OBJECTIVE:
Extract, exactly, the lines from the line containing "What matplotlib code" to the line containing "0.92, 1.08, 1.27, 1.51, 1.74, 2.08, 2.23, 2.59]", with both lines included and any pictures left out.
---------- RECORDS FOR PROCESSING ----------
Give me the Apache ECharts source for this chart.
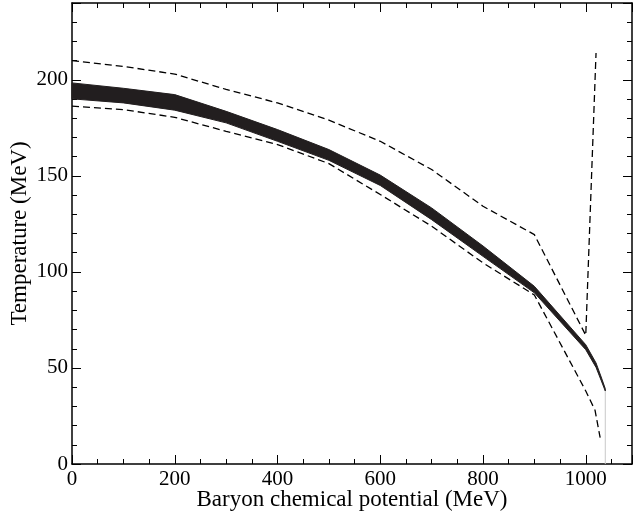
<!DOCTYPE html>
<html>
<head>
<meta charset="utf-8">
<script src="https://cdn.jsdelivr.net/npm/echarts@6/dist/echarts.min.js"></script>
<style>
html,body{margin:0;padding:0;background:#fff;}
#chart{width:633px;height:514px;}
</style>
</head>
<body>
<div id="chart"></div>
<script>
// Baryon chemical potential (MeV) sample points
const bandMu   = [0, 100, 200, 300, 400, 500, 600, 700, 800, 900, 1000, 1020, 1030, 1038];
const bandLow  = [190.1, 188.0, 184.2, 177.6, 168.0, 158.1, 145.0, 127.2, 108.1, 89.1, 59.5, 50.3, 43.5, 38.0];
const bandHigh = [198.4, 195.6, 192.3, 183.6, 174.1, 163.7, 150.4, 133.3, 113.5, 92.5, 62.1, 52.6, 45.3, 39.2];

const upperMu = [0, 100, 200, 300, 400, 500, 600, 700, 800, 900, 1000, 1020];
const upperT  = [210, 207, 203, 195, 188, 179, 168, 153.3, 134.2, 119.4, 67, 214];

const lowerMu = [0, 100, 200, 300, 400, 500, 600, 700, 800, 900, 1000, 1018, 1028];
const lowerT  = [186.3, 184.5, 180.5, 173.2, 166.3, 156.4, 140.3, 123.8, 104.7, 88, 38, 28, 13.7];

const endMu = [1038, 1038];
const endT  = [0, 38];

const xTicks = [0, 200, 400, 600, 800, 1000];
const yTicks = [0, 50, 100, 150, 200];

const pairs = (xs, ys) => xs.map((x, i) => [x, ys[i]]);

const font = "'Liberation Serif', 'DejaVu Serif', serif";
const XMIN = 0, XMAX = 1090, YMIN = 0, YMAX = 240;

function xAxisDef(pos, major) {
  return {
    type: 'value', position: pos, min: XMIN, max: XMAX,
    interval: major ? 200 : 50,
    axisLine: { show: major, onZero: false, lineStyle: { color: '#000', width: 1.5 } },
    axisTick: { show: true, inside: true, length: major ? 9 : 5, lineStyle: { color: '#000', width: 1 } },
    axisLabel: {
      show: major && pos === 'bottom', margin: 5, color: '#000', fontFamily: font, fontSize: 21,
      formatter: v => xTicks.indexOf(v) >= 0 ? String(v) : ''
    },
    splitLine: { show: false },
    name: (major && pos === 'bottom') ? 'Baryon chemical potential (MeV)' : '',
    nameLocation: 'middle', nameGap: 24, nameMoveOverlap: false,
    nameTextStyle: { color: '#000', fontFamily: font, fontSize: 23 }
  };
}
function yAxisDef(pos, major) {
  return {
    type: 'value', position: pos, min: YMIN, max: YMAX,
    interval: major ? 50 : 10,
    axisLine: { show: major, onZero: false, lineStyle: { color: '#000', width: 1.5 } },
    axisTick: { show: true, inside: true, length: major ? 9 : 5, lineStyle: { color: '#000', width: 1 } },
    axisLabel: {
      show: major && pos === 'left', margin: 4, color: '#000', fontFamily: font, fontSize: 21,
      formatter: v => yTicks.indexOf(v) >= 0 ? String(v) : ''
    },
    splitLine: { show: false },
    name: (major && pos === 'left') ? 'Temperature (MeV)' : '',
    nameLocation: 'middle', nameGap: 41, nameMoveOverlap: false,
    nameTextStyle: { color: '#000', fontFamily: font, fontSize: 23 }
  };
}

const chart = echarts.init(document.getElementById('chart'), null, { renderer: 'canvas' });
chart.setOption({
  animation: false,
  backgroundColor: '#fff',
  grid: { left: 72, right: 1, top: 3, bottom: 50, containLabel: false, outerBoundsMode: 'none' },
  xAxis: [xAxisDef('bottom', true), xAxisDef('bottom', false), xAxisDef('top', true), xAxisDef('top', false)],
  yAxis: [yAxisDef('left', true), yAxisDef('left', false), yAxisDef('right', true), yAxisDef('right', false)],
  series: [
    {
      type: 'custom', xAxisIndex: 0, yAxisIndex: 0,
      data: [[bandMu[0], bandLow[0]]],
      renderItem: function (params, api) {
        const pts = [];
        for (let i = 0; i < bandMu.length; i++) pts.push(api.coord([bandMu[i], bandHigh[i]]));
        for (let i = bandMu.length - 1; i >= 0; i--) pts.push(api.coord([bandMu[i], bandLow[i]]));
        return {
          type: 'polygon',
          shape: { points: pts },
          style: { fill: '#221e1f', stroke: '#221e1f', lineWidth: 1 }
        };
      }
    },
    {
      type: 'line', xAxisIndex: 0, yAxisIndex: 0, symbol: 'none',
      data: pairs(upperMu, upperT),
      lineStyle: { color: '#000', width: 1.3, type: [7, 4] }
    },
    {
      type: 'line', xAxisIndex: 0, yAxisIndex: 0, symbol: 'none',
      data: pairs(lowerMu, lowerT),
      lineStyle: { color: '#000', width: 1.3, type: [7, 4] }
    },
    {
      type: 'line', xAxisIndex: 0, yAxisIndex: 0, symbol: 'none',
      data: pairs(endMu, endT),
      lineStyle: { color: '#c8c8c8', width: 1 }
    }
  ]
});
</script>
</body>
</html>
----------
---------- RECORDS FOR PROCESSING ----------
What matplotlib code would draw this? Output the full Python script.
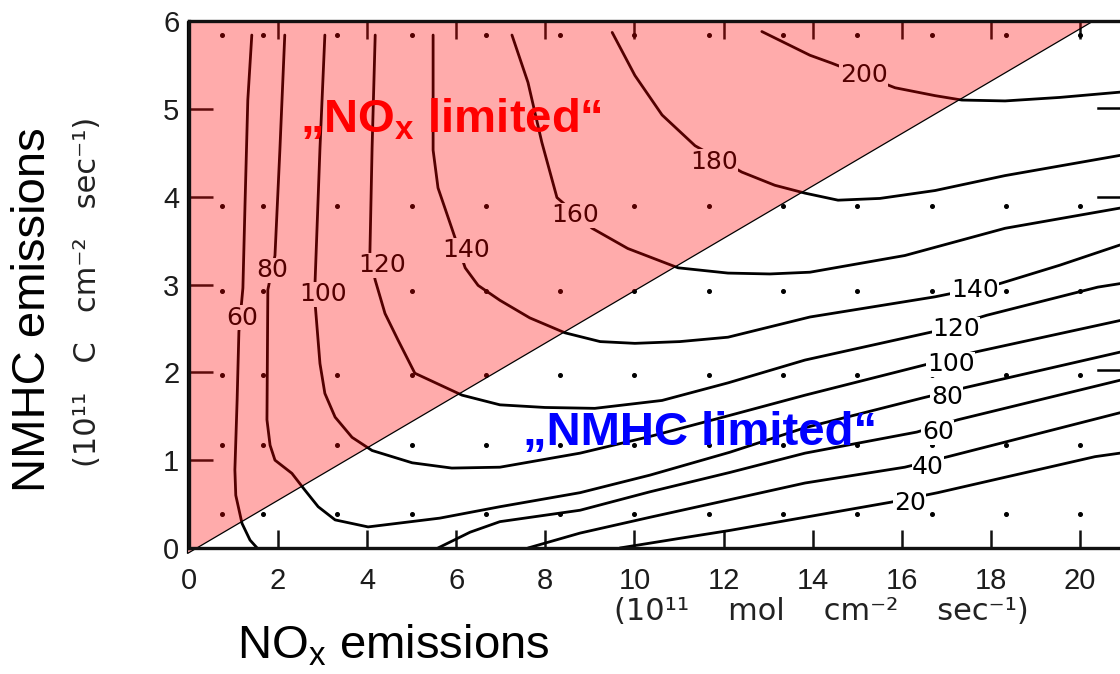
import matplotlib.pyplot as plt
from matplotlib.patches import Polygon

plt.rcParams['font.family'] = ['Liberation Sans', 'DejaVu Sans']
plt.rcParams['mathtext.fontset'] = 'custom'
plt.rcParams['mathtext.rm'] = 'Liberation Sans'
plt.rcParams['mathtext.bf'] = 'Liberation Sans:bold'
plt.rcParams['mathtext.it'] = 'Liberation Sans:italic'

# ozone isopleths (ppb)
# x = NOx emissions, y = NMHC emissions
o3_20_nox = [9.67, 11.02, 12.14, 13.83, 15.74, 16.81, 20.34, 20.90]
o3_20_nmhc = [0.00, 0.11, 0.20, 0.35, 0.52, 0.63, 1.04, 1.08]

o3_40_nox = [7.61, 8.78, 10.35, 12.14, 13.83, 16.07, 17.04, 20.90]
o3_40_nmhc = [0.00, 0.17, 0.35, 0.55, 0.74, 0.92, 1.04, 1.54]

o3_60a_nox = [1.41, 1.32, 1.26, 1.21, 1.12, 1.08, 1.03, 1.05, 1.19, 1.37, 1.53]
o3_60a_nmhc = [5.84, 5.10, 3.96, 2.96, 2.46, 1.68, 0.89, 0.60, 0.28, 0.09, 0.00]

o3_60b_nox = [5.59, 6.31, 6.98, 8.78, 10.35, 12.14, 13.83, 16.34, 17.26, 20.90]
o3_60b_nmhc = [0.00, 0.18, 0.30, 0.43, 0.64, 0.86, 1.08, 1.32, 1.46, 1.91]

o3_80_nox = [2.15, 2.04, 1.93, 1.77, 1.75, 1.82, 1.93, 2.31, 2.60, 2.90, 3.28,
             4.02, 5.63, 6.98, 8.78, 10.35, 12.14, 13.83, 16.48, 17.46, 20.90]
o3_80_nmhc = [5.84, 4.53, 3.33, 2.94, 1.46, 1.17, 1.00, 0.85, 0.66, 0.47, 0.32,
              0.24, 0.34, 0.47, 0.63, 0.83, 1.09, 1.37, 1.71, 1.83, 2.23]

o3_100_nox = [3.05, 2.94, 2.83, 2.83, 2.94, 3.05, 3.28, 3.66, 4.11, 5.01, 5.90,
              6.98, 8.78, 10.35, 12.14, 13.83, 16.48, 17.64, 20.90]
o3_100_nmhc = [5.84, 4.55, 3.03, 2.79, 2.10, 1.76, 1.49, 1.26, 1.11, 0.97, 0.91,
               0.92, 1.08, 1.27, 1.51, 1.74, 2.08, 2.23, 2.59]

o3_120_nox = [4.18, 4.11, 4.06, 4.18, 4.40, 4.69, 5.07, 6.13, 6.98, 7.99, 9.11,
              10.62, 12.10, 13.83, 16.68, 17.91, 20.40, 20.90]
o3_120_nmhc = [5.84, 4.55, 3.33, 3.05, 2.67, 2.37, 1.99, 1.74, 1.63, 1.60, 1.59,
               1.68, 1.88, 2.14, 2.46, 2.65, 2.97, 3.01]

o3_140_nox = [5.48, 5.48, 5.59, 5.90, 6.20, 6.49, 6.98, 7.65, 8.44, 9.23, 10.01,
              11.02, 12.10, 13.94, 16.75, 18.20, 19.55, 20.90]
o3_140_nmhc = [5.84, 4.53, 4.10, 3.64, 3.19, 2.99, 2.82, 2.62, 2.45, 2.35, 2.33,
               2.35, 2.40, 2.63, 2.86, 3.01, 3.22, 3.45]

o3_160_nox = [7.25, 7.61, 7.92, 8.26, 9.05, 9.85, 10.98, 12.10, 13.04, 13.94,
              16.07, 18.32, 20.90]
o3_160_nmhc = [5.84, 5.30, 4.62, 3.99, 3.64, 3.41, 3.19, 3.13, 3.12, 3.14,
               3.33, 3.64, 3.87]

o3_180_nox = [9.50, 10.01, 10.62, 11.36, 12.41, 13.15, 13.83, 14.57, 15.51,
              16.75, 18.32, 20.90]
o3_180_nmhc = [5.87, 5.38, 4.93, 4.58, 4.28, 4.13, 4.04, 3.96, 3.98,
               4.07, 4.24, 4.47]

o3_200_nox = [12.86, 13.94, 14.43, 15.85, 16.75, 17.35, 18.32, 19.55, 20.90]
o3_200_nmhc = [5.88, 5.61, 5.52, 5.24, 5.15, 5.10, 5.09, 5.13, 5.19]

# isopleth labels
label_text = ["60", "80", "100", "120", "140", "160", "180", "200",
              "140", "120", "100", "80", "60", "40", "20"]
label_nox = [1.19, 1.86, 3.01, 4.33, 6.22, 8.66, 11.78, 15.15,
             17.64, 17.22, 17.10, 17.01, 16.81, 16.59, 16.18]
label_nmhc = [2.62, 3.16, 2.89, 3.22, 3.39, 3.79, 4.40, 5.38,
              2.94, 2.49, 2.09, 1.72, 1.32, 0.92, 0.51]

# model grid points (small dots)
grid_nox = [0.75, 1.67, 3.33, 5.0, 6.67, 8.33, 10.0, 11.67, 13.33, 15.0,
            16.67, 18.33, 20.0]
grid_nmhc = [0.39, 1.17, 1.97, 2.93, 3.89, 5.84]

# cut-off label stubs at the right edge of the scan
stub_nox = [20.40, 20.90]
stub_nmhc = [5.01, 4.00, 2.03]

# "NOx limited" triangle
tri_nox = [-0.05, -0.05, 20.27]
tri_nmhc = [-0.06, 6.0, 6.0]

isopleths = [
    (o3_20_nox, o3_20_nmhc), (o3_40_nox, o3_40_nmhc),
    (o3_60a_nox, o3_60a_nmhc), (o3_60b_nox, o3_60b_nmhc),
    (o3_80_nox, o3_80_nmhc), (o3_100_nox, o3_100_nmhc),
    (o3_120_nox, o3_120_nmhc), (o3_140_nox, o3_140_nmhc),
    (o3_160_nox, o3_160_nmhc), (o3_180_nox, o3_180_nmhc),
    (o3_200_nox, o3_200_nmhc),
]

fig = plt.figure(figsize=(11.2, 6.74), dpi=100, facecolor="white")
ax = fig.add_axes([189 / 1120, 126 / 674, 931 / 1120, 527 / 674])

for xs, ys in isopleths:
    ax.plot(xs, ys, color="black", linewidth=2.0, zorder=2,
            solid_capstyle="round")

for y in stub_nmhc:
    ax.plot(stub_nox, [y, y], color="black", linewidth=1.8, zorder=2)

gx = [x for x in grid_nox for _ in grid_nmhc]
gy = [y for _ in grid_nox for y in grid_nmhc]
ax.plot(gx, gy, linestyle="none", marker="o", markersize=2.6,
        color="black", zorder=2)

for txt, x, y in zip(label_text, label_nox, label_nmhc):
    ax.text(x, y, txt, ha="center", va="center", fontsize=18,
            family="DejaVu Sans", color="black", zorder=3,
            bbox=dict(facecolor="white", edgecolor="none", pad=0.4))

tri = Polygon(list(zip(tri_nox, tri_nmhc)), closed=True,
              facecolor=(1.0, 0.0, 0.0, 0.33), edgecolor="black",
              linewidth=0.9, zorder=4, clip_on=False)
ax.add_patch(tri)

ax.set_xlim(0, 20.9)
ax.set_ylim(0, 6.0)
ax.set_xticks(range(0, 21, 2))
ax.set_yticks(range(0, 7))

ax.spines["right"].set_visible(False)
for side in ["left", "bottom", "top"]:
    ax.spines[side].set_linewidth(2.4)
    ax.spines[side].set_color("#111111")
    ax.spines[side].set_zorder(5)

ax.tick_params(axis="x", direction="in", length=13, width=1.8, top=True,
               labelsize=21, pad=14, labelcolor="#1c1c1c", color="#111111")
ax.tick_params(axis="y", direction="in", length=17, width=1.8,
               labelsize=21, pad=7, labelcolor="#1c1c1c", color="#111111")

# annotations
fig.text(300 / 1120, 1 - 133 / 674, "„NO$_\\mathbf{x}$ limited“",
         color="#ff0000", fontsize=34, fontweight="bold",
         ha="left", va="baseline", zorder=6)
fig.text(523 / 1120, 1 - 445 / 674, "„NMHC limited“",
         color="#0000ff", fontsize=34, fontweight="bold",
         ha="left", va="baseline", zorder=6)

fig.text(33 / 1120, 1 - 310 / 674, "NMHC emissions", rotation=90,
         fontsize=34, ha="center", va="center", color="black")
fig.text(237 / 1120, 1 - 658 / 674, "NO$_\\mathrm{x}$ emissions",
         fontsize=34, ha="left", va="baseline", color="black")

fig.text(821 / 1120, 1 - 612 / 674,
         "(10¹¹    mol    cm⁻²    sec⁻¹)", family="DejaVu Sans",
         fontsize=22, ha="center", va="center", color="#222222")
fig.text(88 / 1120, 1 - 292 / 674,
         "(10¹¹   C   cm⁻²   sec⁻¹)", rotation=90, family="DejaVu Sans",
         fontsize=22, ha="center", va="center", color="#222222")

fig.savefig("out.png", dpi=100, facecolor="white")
----------
TASK OUTPUT:
What matplotlib code would draw this? Output the full Python script.
import matplotlib.pyplot as plt
from matplotlib.patches import Polygon

plt.rcParams['font.family'] = ['Liberation Sans', 'DejaVu Sans']
plt.rcParams['mathtext.fontset'] = 'custom'
plt.rcParams['mathtext.rm'] = 'Liberation Sans'
plt.rcParams['mathtext.bf'] = 'Liberation Sans:bold'
plt.rcParams['mathtext.it'] = 'Liberation Sans:italic'

# ozone isopleths (ppb)
# x = NOx emissions, y = NMHC emissions
o3_20_nox = [9.67, 11.02, 12.14, 13.83, 15.74, 16.81, 20.34, 20.90]
o3_20_nmhc = [0.00, 0.11, 0.20, 0.35, 0.52, 0.63, 1.04, 1.08]

o3_40_nox = [7.61, 8.78, 10.35, 12.14, 13.83, 16.07, 17.04, 20.90]
o3_40_nmhc = [0.00, 0.17, 0.35, 0.55, 0.74, 0.92, 1.04, 1.54]

o3_60a_nox = [1.41, 1.32, 1.26, 1.21, 1.12, 1.08, 1.03, 1.05, 1.19, 1.37, 1.53]
o3_60a_nmhc = [5.84, 5.10, 3.96, 2.96, 2.46, 1.68, 0.89, 0.60, 0.28, 0.09, 0.00]

o3_60b_nox = [5.59, 6.31, 6.98, 8.78, 10.35, 12.14, 13.83, 16.34, 17.26, 20.90]
o3_60b_nmhc = [0.00, 0.18, 0.30, 0.43, 0.64, 0.86, 1.08, 1.32, 1.46, 1.91]

o3_80_nox = [2.15, 2.04, 1.93, 1.77, 1.75, 1.82, 1.93, 2.31, 2.60, 2.90, 3.28,
             4.02, 5.63, 6.98, 8.78, 10.35, 12.14, 13.83, 16.48, 17.46, 20.90]
o3_80_nmhc = [5.84, 4.53, 3.33, 2.94, 1.46, 1.17, 1.00, 0.85, 0.66, 0.47, 0.32,
              0.24, 0.34, 0.47, 0.63, 0.83, 1.09, 1.37, 1.71, 1.83, 2.23]

o3_100_nox = [3.05, 2.94, 2.83, 2.83, 2.94, 3.05, 3.28, 3.66, 4.11, 5.01, 5.90,
              6.98, 8.78, 10.35, 12.14, 13.83, 16.48, 17.64, 20.90]
o3_100_nmhc = [5.84, 4.55, 3.03, 2.79, 2.10, 1.76, 1.49, 1.26, 1.11, 0.97, 0.91,
               0.92, 1.08, 1.27, 1.51, 1.74, 2.08, 2.23, 2.59]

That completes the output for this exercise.